Sabtu 30 Sep 2017 21:15 WIB

Fluktuasi Relasi dan Target RUU Lembaga Pendidikan Keagamaan

Suwendi Doktor Pendidikan Islam.  Salah Satu Tim Perumus Peraturan Menteri Agama tentang Pendidikan Keagamaan Islam dan Ma’had Aly.
Foto: dok. Pribadi
Suwendi Doktor Pendidikan Islam. Salah Satu Tim Perumus Peraturan Menteri Agama tentang Pendidikan Keagamaan Islam dan Ma’had Aly.

Oleh: Suwendi

Doktor Pendidikan Islam.

Salah Satu Perumus Peraturan Menteri Agama tentang Pendidikan Keagamaan Islam dan Ma’had Aly.

Perhatian negara terhadap pendidikan Islam sesungguhnya sangat tergantung dari bagaimana tingkat relasi antara komunitas/organisasi yang bergerak di bidang pendidikan Islam dengan penguasa negara, khususnya pimpinan negara. Relasi yang disharmoni antara keduanya berimplikasi pada keberpihakan negara terhadap layanan pendidikan Islam dinilai kurang nyata, demikian juga dengan kondisi sebaliknya.

Meski ada banyak organisasi Islam yang memiliki layanan pendidikan Islam, Nahdlatul Ulama (NU) merupakan organisasi yang secara historis dan de facto membawahi dan memiliki sejumlah layanan pendidikan Islam yang paling dominan, seperti pondok pesantren, madrasah diniyah, pendidikan Alquran, dan madrasah ibtidaiyah (MI)/tsanawiyah (MTs)/aliyah (MA) yang berstatus swasta. Sementara organisasi lainnya, seperti Muhammadiyah dan beberapa organisasi Islam lainnya lebih dominan memiliki layanan pendidikan umum, seperti SD, SMP, SMA, dan perguruan tinggi.

Dalam konteks hubungan antara NU dengan negara pasca Indonesia merdeka, relasi keduanya cenderung mengalami fluktualisi tersendiri. Di masa Orde Lama, komunikasi NU dengan Soekarno relatif cair dan pada tingkat tertentu terseok-seok, pasang surut oleh karena terkait dengan sejumlah isu, seperti resolusi jihad, rumusan Pancasila, komunis, dan lain-lain. Pada masa ini negara lebih banyak berkonsentrasi pada perumusan fondasi berbangsa dan bernegara sehingga afirmasi negara untuk layanan pendidikan Islam belum terlihat secara nyata.

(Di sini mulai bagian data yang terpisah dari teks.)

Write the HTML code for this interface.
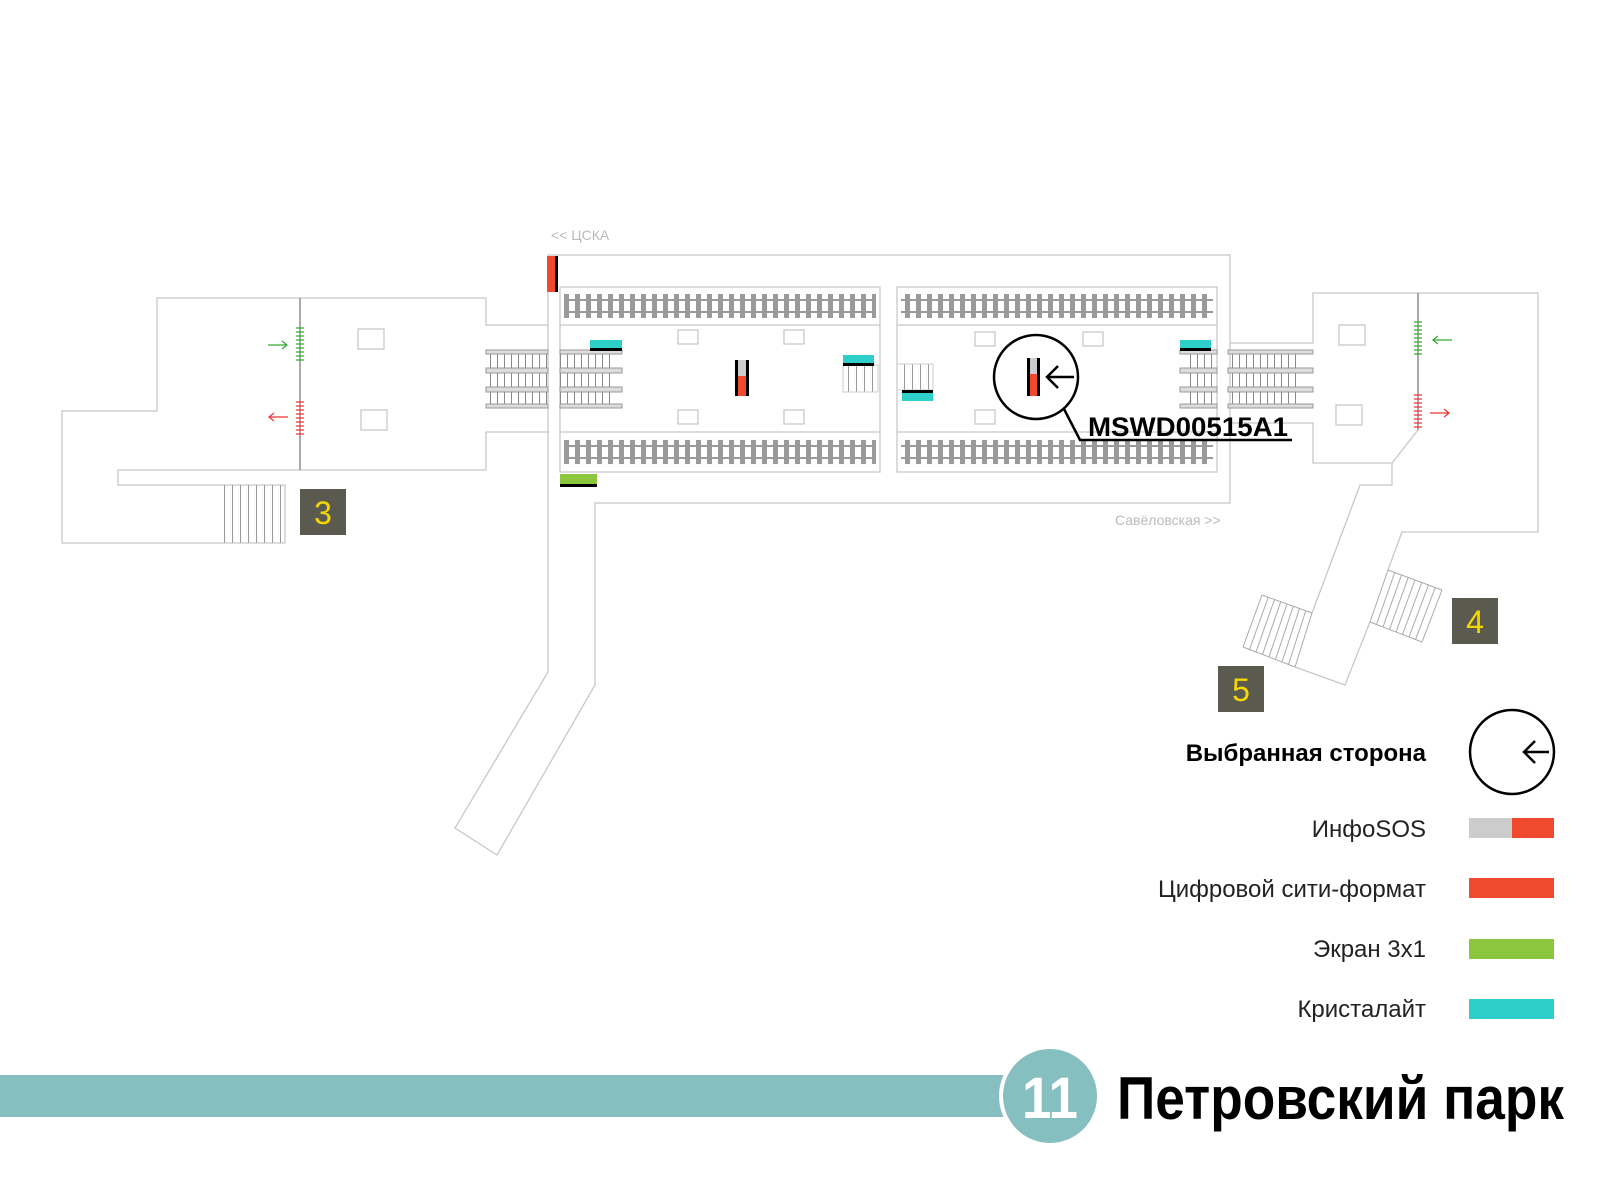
<!DOCTYPE html>
<html><head><meta charset="utf-8"><style>
html,body{margin:0;padding:0;background:#fff;}
svg{display:block}
text{font-family:"Liberation Sans","DejaVu Sans",sans-serif}
</style></head><body>
<svg width="1600" height="1200" viewBox="0 0 1600 1200" xmlns="http://www.w3.org/2000/svg">
<defs>
<pattern id="slpT" x="0" y="294" width="11" height="30" patternUnits="userSpaceOnUse">
<rect x="3" y="0" width="5" height="24" fill="#9a9a9a"/>
</pattern>
<pattern id="slpB" x="0" y="440" width="11" height="30" patternUnits="userSpaceOnUse">
<rect x="3" y="0" width="5" height="24" fill="#9a9a9a"/>
</pattern>
<pattern id="esc" x="0" y="0" width="7" height="20" patternUnits="userSpaceOnUse">
<rect x="0" y="0" width="1" height="20" fill="#888"/>
</pattern>
<pattern id="stv" x="0" y="0" width="8" height="20" patternUnits="userSpaceOnUse">
<rect x="0" y="0" width="1" height="20" fill="#999"/>
</pattern>
</defs>
<g fill="none" stroke="#c8c8c8" stroke-width="1.3">
<path d="M548 255 H1230 V503 H595 V685 L497 855 L455 828 L548 672 Z"/>
<path d="M548 325 H486 V298 H157 V411 H62 V543 H285 V485 H118 V470 H486 V432 H548"/>
<rect x="560" y="287" width="320" height="185"/>
<rect x="897" y="287" width="320" height="185"/>
<line x1="560" y1="325" x2="880" y2="325"/><line x1="560" y1="432" x2="880" y2="432"/>
<line x1="897" y1="325" x2="1217" y2="325"/><line x1="897" y1="432" x2="1217" y2="432"/>
<path d="M1230 343 H1313 V293 H1538 V532 H1402 L1388 570"/>
<path d="M1230 423 H1313 V463 H1392 V485 H1360 L1312 613"/>
<path d="M1392 463 L1418 430"/>
<path d="M1295 667 L1345 685 L1370 622"/>
<rect x="358" y="329" width="26" height="20"/><rect x="361" y="410" width="26" height="20"/>
<rect x="1339" y="325" width="26" height="20"/><rect x="1336" y="405" width="26" height="20"/>
<rect x="678" y="330" width="20" height="14"/><rect x="784" y="330" width="20" height="14"/>
<rect x="678" y="410" width="20" height="14"/><rect x="784" y="410" width="20" height="14"/>
<rect x="975" y="332" width="20" height="14"/><rect x="1083" y="332" width="20" height="14"/>
<rect x="975" y="410" width="20" height="14"/>
</g>
<!-- stairs 5 and 4 -->
<g stroke="#aaa" stroke-width="1" fill="none">
<path d="M1262 595L1312 613M1243 647L1295 667"/>
<path d="M1262 595L1243 647M1268.25 597.25L1249.5 649.5M1274.5 599.5L1256 652M1280.75 601.75L1262.5 654.5M1287 604L1269 657M1293.25 606.25L1275.5 659.5M1299.5 608.5L1282 662M1305.75 610.75L1288.5 664.5M1312 613L1295 667"/>
<path d="M1388 570L1442 590M1370 622L1422 642"/>
<path d="M1388 570L1370 622M1394.75 572.5L1376.5 624.5M1401.5 575L1383 627M1408.25 577.5L1389.5 629.5M1415 580L1396 632M1421.75 582.5L1402.5 634.5M1428.5 585L1409 637M1435.25 587.5L1415.5 639.5M1442 590L1422 642"/>
</g>
<!-- tracks -->
<g>
<rect x="564" y="294" width="312" height="24" fill="url(#slpT)"/>
<rect x="564" y="440" width="312" height="24" fill="url(#slpB)"/>
<rect x="901" y="294" width="312" height="24" fill="url(#slpT)"/>
<rect x="901" y="440" width="312" height="24" fill="url(#slpB)"/>
<g fill="#9a9a9a">
<rect x="564" y="299" width="312" height="2"/><rect x="564" y="311" width="312" height="2"/>
<rect x="564" y="445" width="312" height="2"/><rect x="564" y="457" width="312" height="2"/>
<rect x="901" y="299" width="312" height="2"/><rect x="901" y="311" width="312" height="2"/>
<rect x="901" y="445" width="312" height="2"/><rect x="901" y="457" width="312" height="2"/>
</g>
</g>
<g>
<rect x="486" y="350" width="62" height="56" fill="url(#esc)"/>
<rect x="560" y="350" width="52" height="56" fill="url(#esc)"/>
<g fill="#ddd" stroke="#999" stroke-width="1">
<rect x="486" y="350" width="62" height="4"/><rect x="486" y="368" width="62" height="5"/><rect x="486" y="387" width="62" height="5"/><rect x="486" y="404" width="62" height="4"/>
<rect x="560" y="350" width="62" height="4"/><rect x="560" y="368" width="62" height="5"/><rect x="560" y="387" width="62" height="5"/><rect x="560" y="404" width="62" height="4"/>
</g>
<rect x="1184" y="350" width="33" height="55" fill="url(#esc)"/>
<rect x="1232" y="350" width="70" height="55" fill="url(#esc)"/>
<g fill="#ddd" stroke="#999" stroke-width="1">
<rect x="1180" y="350" width="37" height="4"/><rect x="1180" y="368" width="37" height="5"/><rect x="1180" y="387" width="37" height="5"/><rect x="1180" y="404" width="37" height="4"/>
<rect x="1228" y="350" width="85" height="4"/><rect x="1228" y="368" width="85" height="5"/><rect x="1228" y="387" width="85" height="5"/><rect x="1228" y="404" width="85" height="4"/>
</g>
</g>
<rect x="222" y="485" width="63" height="58" fill="url(#stv)"/>
<rect x="843" y="365" width="35" height="27" fill="url(#stv)" stroke="#ccc"/>
<rect x="897" y="364" width="36" height="26" fill="url(#stv)" stroke="#ccc"/>
<line x1="300" y1="298" x2="300" y2="470" stroke="#555" stroke-width="1"/>
<line x1="1418" y1="293" x2="1418" y2="430" stroke="#555" stroke-width="1"/>
<g stroke-width="1.2">
<path d="M296 328h8M296 332h8M296 336h8M296 340h8M296 344h8M296 348h8M296 352h8M296 356h8M296 360h8" stroke="#3a3"/>
<path d="M296 402h8M296 406h8M296 410h8M296 414h8M296 418h8M296 422h8M296 426h8M296 430h8M296 434h8" stroke="#e33"/>
<path d="M1414 322h8M1414 326h8M1414 330h8M1414 334h8M1414 338h8M1414 342h8M1414 346h8M1414 350h8M1414 354h8" stroke="#3a3"/>
<path d="M1414 395h8M1414 399h8M1414 403h8M1414 407h8M1414 411h8M1414 415h8M1414 419h8M1414 423h8M1414 427h8" stroke="#e33"/>
<path d="M268 345h19M282 341l5 4-5 4" stroke="#3a3" fill="none"/>
<path d="M288 417h-19M274 413l-5 4 5 4" stroke="#e33" fill="none"/>
<path d="M1452 340h-19M1438 336l-5 4 5 4" stroke="#3a3" fill="none"/>
<path d="M1430 413h19M1444 409l5 4-5 4" stroke="#e33" fill="none"/>
</g>
<rect x="547" y="256" width="8" height="36" fill="#f04a2e"/><rect x="555" y="256" width="3" height="36" fill="#000"/>
<rect x="590" y="340" width="32" height="8" fill="#2ecfc9"/><rect x="590" y="348" width="32" height="3" fill="#000"/>
<rect x="843" y="355" width="31" height="8" fill="#2ecfc9"/><rect x="843" y="363" width="31" height="3" fill="#000"/>
<rect x="1180" y="340" width="31" height="8" fill="#2ecfc9"/><rect x="1180" y="348" width="31" height="3" fill="#000"/>
<rect x="902" y="393" width="31" height="8" fill="#2ecfc9"/><rect x="902" y="390" width="31" height="3" fill="#000"/>
<rect x="560" y="474" width="37" height="10" fill="#8cc63f"/><rect x="560" y="484" width="37" height="3" fill="#000"/>
<rect x="735" y="360" width="14" height="36" fill="#000"/><rect x="738" y="360" width="8" height="16" fill="#ccc"/><rect x="738" y="376" width="8" height="20" fill="#f04a2e"/>
<circle cx="1036" cy="377" r="42" fill="#fff" stroke="#000" stroke-width="2.5"/>
<rect x="1027" y="358" width="13" height="38" fill="#000"/><rect x="1030" y="358" width="7" height="16" fill="#ccc"/><rect x="1030" y="374" width="7" height="22" fill="#f04a2e"/>
<path d="M1074 377H1047M1058 366l-11 11 11 11" stroke="#000" stroke-width="2.5" fill="none"/>
<path d="M1064 409L1080 440H1292" stroke="#000" stroke-width="2.5" fill="none"/>
<text x="1088" y="436" font-size="27" font-weight="bold" fill="#000" textLength="200" lengthAdjust="spacingAndGlyphs">MSWD00515A1</text>
<text x="551" y="240" font-size="14" fill="#bbb">&lt;&lt; ЦСКА</text>
<text x="1115" y="525" font-size="14" fill="#bbb">Савёловская &gt;&gt;</text>
<rect x="300" y="489" width="46" height="46" fill="#5b5a4e"/><text x="323" y="524" font-size="32" fill="#f5d800" text-anchor="middle">3</text>
<rect x="1452" y="598" width="46" height="46" fill="#5b5a4e"/><text x="1475" y="633" font-size="32" fill="#f5d800" text-anchor="middle">4</text>
<rect x="1218" y="666" width="46" height="46" fill="#5b5a4e"/><text x="1241" y="701" font-size="32" fill="#f5d800" text-anchor="middle">5</text>
<text x="1426" y="761" font-size="24" font-weight="bold" text-anchor="end" fill="#000">Выбранная сторона</text>
<circle cx="1512" cy="752" r="42" fill="none" stroke="#000" stroke-width="2.5"/>
<path d="M1549 752H1524M1535 741l-11 11 11 11" stroke="#000" stroke-width="2.5" fill="none"/>
<g font-size="24" text-anchor="end" fill="#222">
<text x="1426" y="837">ИнфоSOS</text>
<text x="1426" y="897">Цифровой сити-формат</text>
<text x="1426" y="957">Экран 3x1</text>
<text x="1426" y="1017">Кристалайт</text>
</g>
<rect x="1469" y="818" width="43" height="20" fill="#ccc"/><rect x="1512" y="818" width="42" height="20" fill="#f04a2e"/>
<rect x="1469" y="878" width="85" height="20" fill="#f04a2e"/>
<rect x="1469" y="939" width="85" height="20" fill="#8cc63f"/>
<rect x="1469" y="999" width="85" height="20" fill="#2ecfc9"/>
<rect x="0" y="1075" width="1010" height="42" fill="#86bfbf"/>
<circle cx="1050" cy="1096" r="51" fill="#fff"/>
<circle cx="1050" cy="1096" r="47" fill="#86bfbf"/>
<text x="1050" y="1118" font-size="58" font-weight="bold" fill="#fff" text-anchor="middle" textLength="56" lengthAdjust="spacingAndGlyphs">11</text>
<text x="1117" y="1119" font-size="60" font-weight="bold" fill="#000" textLength="447" lengthAdjust="spacingAndGlyphs">Петровский парк</text>
</svg>
</body></html>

Pada periode Orde Baru, relasi NU dengan negara mengalami fluktuasi yang begitu nyata. Soeharto sebagai leader yang berlatar belakang militer cenderung kurang memberikan ruang yang terbuka untuk layanan pendidikan Islam. Di era 1970-an, yang digembor-gemborkan secara masif oleh negara adalah justru lembaga pendidikan sekolah umum dengan kebijakan Sekolah Inpres, sehingga layanan pendidikan yang direkognisi oleh negara hanyalah sekolah (SD, SMP, dan SMA), dengan mengajarkan mata-mata pelajaran umum yang demikian besar sementara mata pelajaran agama sangat minim.

Di tahun 1975, desakan jamaah NU begitu kuat yang mendorong negara agar mata-mata pendidikan agama Islam dimasukkan dalam sistem pendidikan nasional. Desakan itu memunculkan kelahiran SKB 3 Menteri, yakni Surat Keputusan Bersama antara Menteri Agama, Menteri Pendidikan, dan Menteri Dalam Negeri, yang bertujuan agar tingkat mata pelajaran umum di madrasah sama dengan tingkat mata pelajaran umum di sekolah umum. Oleh karena itu, SKB 3 Menteri itu menetapkan tiga hal penting, yakni (1) Ijazah madrasah mempunyai nilai yang sama dengan ijazah dari sekolah umum setingkat, (2) Lulusan madrasah dapat melanjutkan ke jenjang sekolah umum jenjang atasnya, dan (3) siswa madrasah dapat berpindah ke sekolah umum.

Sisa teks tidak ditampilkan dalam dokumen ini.